Isaías Lafuente – Contrastes.


MADRID, 21 (OTR/PRESS)

Esta semana amigos y compañeros de celda y de partido han rendido homenaje a Marcos Ana en su noventa cumpleaños. «Cumplo 90 años de edad, pero 67 de vida», matizó él, restando los 23 que consumió en las cárceles franquistas donde entró por primera vez siendo un chaval. Marcos Ana encarna la fiereza del régimen que lo persiguió con saña, que le robó media vida, que lo torturó y lo condenó a muerte por dos veces. Y encarna la dignidad de quienes defendieron la legítima república durante la guerra y después lucharon por el retorno de la democracia frente a Franco. Por estas razones estuvo confinado en el campo de concentración de Albatera antes del larguísimo paréntesis carcelario. Compartió prisión con Miguel Hernández y acompañó y despidió a muchos compañeros antes de ser fusilados. El tiene la suerte de contarlo y nosotros la de poder escuchar aún su testimonio.

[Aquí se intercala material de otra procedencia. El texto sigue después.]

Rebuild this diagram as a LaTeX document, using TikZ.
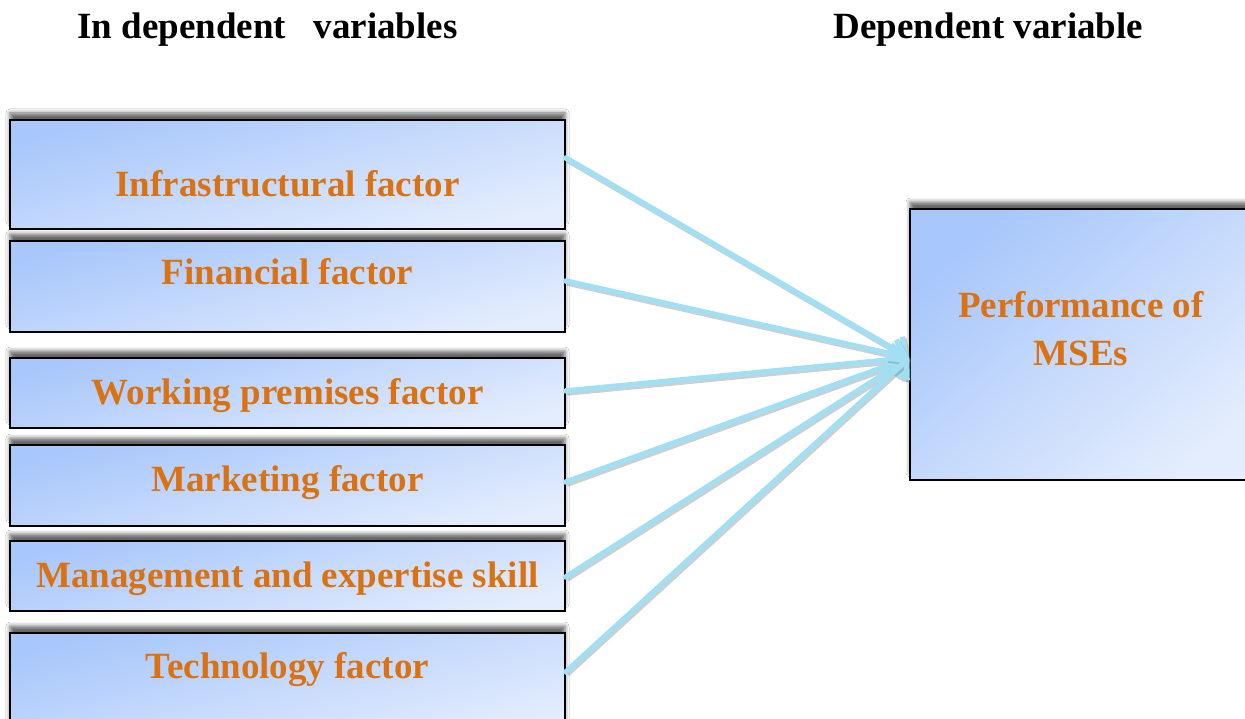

El mismo día en que Marcos Ana recibía este homenaje, la Fundación Francisco Franco denunciaba como «injusticia histórica» la «furia iconoclasta» del gobierno actual contra los símbolos franquistas, que está retirando definitivamente de los edificios públicos. Dice la fundación que con ello se está intentando apagar la «fecunda obra que permanecerá en la memoria colectiva de los españoles». No escogió bien el día para hacer el alegato porque, restando a los fanáticos del dictador, si alguien en España tiene dudas sobre la fecundidad del régimen franquista, enseguida se disipan ante testimonios de vida tan imponentes como el de Marcos Ana.

Lo dramático es que los hombres y mujeres de su generación van desapareciendo sin que hayamos resuelto definitivamente las cuentas pendientes con nuestro pasado. Y lo perturbador es que a cada paso que se da en este sentido nos encontramos con el coro de apologistas del dictador, reducido pero pertinaz.